## [Short exercise]
Copy from the first line below down to and including the line with "plt.rcParams['font.family'] = ['Roboto', 'Noto". Skip the pictures.

## [Provided data]
— start —
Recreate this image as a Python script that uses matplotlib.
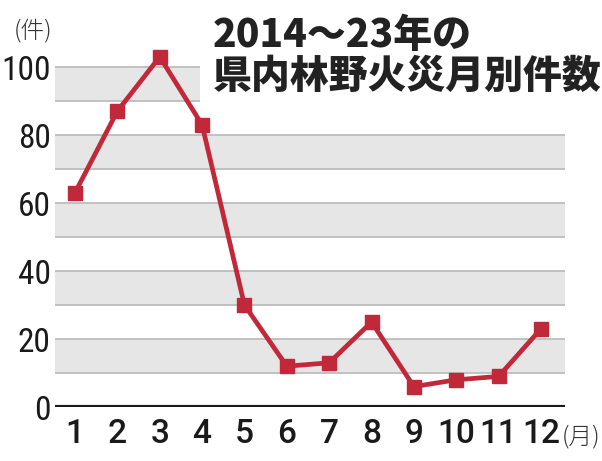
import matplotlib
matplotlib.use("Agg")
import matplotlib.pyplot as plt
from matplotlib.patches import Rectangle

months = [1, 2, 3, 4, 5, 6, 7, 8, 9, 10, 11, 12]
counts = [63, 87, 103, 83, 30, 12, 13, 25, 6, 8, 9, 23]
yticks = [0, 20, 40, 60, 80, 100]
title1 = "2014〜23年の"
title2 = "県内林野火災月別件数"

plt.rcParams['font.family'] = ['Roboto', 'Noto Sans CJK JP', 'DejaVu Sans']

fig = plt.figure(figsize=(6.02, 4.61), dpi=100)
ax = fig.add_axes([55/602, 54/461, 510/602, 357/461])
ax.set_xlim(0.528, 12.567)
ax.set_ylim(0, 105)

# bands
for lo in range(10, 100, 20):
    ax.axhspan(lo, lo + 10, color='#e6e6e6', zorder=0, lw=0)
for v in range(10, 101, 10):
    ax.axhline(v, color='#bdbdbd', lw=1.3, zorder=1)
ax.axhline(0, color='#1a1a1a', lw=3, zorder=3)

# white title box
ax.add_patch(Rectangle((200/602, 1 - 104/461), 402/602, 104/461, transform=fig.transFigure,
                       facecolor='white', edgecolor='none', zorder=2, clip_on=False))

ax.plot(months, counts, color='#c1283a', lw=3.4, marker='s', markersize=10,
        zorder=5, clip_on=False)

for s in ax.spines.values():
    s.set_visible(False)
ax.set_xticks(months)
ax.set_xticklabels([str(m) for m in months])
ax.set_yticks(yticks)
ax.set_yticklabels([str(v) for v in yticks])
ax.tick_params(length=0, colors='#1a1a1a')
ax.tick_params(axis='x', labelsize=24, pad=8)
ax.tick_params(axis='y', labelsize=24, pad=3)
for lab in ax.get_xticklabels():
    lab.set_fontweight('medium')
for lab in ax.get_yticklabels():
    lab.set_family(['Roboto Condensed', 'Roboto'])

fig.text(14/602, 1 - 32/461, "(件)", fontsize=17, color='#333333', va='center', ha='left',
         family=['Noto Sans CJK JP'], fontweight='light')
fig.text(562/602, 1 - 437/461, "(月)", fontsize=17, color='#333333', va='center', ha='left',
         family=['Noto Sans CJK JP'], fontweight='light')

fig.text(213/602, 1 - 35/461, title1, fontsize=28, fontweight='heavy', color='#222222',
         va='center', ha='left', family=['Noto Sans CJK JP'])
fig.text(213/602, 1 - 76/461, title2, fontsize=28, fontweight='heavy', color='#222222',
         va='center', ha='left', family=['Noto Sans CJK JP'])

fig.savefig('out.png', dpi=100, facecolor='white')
— end —
## [Reply to the exercise]
Recreate this image as a Python script that uses matplotlib.
import matplotlib
matplotlib.use("Agg")
import matplotlib.pyplot as plt
from matplotlib.patches import Rectangle

months = [1, 2, 3, 4, 5, 6, 7, 8, 9, 10, 11, 12]
counts = [63, 87, 103, 83, 30, 12, 13, 25, 6, 8, 9, 23]
yticks = [0, 20, 40, 60, 80, 100]
title1 = "2014〜23年の"
title2 = "県内林野火災月別件数"

plt.rcParams['font.family'] = ['Roboto', 'Noto Sans CJK JP', 'DejaVu Sans']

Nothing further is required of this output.